[BEGIN RECORDS SHOWN]
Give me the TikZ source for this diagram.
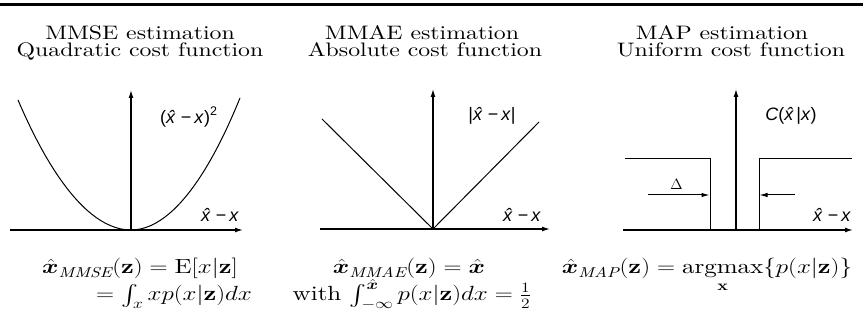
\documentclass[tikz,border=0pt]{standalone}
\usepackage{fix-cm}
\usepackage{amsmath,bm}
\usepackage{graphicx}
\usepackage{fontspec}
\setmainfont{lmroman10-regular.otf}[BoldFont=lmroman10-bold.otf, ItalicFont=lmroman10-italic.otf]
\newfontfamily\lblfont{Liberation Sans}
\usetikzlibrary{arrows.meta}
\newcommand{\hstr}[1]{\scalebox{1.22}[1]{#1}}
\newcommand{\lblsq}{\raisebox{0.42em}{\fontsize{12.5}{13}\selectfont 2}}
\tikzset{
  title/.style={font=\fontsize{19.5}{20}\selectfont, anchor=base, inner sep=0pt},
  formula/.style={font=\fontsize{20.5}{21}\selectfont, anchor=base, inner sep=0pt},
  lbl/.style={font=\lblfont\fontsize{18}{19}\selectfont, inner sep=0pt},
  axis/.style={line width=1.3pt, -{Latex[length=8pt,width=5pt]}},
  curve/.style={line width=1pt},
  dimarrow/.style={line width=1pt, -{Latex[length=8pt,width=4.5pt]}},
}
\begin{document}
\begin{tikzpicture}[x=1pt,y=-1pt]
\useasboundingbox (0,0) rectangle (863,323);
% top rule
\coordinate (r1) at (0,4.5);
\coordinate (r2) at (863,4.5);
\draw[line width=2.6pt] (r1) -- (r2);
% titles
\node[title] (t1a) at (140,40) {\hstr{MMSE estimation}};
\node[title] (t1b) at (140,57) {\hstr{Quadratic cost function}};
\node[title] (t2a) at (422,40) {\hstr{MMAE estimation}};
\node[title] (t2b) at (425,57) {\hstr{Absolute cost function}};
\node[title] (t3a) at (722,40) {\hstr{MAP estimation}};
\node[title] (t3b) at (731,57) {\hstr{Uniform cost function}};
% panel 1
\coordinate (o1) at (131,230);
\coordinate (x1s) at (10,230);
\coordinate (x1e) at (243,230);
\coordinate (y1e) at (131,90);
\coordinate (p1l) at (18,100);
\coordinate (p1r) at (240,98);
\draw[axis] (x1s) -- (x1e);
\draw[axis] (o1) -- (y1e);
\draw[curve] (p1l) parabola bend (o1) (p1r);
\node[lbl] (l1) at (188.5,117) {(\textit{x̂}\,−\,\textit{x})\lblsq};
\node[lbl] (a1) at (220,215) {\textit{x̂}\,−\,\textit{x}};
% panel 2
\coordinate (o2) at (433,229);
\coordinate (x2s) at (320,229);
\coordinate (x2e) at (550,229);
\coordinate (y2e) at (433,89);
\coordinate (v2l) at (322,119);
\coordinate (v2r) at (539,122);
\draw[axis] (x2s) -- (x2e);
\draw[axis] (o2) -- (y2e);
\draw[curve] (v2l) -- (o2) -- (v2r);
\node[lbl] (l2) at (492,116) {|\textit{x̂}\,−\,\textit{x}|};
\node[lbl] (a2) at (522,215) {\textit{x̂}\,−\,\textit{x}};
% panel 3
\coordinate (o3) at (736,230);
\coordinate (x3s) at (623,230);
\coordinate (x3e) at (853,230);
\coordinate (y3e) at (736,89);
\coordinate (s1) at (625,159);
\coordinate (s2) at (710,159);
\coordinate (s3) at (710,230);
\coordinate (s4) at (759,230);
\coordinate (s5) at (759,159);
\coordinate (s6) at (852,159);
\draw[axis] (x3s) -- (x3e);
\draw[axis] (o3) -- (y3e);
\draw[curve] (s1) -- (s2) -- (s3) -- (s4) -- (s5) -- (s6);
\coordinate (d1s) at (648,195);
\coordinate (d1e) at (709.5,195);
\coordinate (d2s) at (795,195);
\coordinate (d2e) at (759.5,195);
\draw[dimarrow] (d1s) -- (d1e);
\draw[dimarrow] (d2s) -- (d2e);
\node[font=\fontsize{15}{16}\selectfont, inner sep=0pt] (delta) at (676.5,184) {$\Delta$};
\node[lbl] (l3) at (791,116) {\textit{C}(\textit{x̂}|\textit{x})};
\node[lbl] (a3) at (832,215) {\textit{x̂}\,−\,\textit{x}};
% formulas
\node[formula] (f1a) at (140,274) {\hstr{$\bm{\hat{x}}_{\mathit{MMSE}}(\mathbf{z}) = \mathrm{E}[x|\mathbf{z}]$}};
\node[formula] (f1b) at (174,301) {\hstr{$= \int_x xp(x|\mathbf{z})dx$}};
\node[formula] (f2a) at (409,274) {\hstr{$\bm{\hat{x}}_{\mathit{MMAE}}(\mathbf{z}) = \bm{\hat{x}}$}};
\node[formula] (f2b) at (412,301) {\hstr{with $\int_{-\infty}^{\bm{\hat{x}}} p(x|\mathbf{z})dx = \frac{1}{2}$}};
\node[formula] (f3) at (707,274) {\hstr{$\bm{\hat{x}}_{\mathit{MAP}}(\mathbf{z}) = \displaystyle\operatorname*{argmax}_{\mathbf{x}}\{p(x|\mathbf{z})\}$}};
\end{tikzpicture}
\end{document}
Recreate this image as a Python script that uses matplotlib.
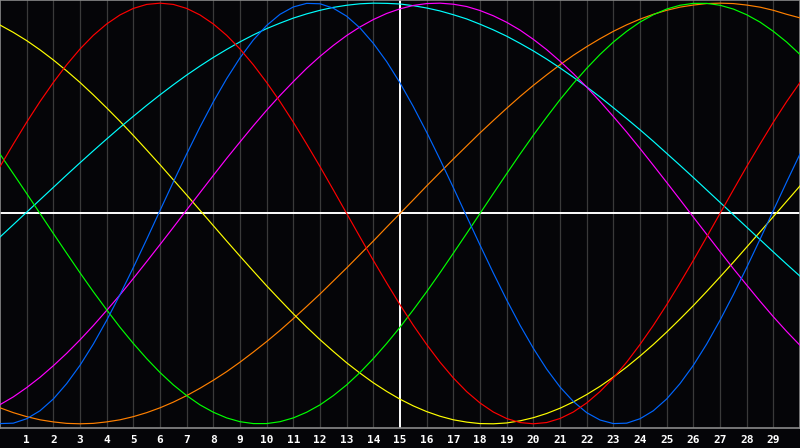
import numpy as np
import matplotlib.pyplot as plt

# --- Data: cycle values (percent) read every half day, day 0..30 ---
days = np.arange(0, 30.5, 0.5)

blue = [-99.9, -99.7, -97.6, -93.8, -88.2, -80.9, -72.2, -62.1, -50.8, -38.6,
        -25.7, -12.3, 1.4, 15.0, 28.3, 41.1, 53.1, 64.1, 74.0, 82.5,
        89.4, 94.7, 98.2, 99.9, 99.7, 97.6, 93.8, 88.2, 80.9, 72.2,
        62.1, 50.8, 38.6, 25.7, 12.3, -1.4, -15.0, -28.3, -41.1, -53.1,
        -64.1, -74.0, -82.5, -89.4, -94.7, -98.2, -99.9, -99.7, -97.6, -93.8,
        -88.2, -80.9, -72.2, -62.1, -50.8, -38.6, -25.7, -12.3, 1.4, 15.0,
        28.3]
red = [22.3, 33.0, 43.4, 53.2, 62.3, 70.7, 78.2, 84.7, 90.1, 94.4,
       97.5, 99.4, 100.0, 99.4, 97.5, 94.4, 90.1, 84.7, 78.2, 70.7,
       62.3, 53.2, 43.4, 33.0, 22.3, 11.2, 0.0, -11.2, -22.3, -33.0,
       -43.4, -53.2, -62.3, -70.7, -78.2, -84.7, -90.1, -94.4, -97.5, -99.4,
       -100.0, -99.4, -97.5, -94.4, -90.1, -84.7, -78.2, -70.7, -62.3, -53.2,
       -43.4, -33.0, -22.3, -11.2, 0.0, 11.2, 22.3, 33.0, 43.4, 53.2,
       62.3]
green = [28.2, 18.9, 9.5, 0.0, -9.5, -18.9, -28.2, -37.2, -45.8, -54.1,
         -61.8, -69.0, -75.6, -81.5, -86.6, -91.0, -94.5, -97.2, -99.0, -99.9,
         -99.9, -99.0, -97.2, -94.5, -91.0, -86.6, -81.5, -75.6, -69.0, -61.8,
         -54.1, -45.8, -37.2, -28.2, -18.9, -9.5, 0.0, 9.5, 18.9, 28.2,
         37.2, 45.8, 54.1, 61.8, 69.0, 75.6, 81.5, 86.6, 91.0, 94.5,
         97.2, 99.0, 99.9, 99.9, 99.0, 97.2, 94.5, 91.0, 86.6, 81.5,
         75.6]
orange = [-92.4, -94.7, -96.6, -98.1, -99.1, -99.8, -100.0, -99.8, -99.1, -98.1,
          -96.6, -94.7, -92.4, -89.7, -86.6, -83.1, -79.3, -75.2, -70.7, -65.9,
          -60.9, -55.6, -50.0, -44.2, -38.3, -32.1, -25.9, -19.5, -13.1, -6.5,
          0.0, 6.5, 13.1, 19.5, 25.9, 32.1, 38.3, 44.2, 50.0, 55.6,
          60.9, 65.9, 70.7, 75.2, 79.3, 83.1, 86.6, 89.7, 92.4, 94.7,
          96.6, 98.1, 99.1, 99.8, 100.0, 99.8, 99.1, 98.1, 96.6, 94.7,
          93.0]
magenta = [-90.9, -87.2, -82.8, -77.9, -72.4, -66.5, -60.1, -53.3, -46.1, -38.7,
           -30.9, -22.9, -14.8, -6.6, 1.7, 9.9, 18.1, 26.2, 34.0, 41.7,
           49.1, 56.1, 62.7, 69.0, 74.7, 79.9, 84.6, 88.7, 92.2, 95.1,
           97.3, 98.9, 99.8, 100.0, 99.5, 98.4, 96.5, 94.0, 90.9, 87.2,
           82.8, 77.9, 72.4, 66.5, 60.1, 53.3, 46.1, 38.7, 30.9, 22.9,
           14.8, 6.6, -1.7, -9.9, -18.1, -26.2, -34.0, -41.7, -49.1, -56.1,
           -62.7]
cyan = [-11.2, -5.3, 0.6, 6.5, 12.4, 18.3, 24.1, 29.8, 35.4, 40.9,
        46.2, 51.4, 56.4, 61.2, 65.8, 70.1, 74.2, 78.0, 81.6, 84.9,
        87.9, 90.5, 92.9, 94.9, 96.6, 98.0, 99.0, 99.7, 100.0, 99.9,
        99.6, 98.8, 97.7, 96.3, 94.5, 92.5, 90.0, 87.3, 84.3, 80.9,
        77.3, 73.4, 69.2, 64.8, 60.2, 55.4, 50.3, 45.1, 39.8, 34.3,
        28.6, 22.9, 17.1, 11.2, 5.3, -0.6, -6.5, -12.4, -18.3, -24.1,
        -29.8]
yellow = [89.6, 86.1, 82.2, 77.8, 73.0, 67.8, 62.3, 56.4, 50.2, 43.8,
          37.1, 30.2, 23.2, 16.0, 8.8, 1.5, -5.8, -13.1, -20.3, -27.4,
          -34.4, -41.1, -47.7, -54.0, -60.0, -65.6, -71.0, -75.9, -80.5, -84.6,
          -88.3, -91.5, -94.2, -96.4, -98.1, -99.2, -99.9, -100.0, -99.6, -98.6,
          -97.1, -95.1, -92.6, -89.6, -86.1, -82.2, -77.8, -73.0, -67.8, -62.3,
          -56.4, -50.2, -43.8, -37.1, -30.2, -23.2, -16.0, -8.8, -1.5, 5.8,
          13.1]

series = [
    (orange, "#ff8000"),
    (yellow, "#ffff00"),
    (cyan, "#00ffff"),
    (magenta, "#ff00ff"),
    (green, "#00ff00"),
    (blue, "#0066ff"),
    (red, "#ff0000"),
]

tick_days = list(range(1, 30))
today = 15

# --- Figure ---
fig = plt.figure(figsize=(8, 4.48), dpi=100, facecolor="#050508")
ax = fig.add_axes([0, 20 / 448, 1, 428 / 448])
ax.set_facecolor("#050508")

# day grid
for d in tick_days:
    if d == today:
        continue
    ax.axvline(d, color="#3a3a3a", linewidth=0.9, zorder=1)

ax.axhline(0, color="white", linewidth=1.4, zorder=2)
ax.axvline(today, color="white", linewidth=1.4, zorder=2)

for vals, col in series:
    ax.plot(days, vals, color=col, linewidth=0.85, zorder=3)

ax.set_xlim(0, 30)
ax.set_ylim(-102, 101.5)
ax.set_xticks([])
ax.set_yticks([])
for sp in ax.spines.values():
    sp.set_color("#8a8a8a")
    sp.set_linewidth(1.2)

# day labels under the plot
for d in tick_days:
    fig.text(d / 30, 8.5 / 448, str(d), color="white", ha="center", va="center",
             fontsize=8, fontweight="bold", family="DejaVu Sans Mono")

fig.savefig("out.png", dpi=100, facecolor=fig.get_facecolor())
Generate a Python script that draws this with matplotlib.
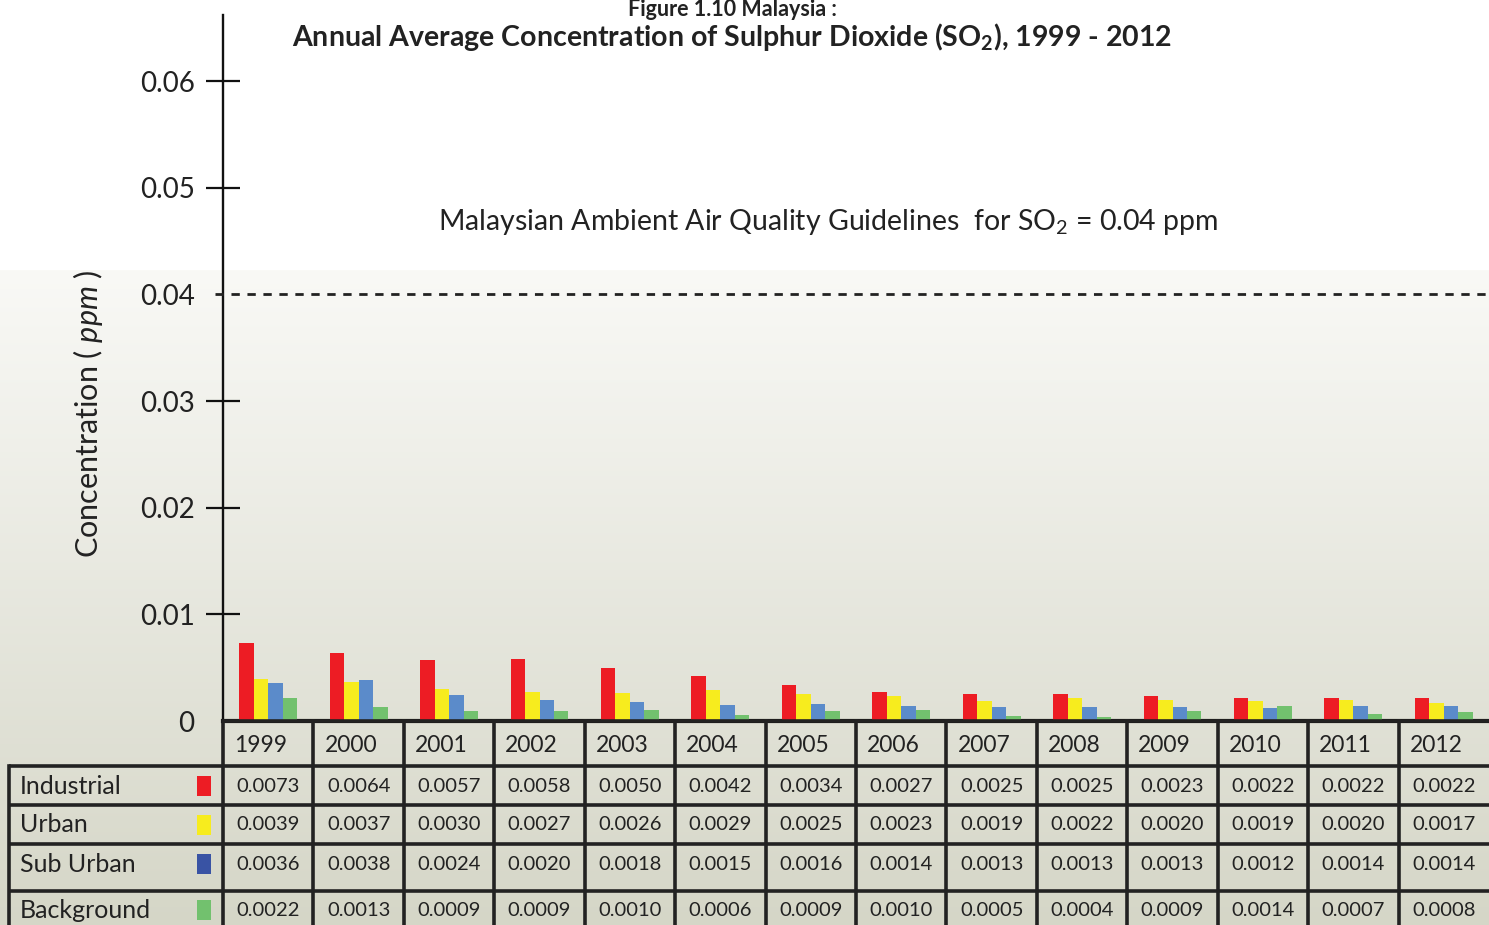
[END RECORDS SHOWN]
**PROBLEM DETAILS**
Set down, word for word, the lines from the one holding "Recreate this image" through the one holding "days = np.arange(0, 30.5, 0.5)". Skip the pictures.

**RIGHT ANSWER**
Recreate this image as a Python script that uses matplotlib.
import numpy as np
import matplotlib.pyplot as plt

# --- Data: cycle values (percent) read every half day, day 0..30 ---
days = np.arange(0, 30.5, 0.5)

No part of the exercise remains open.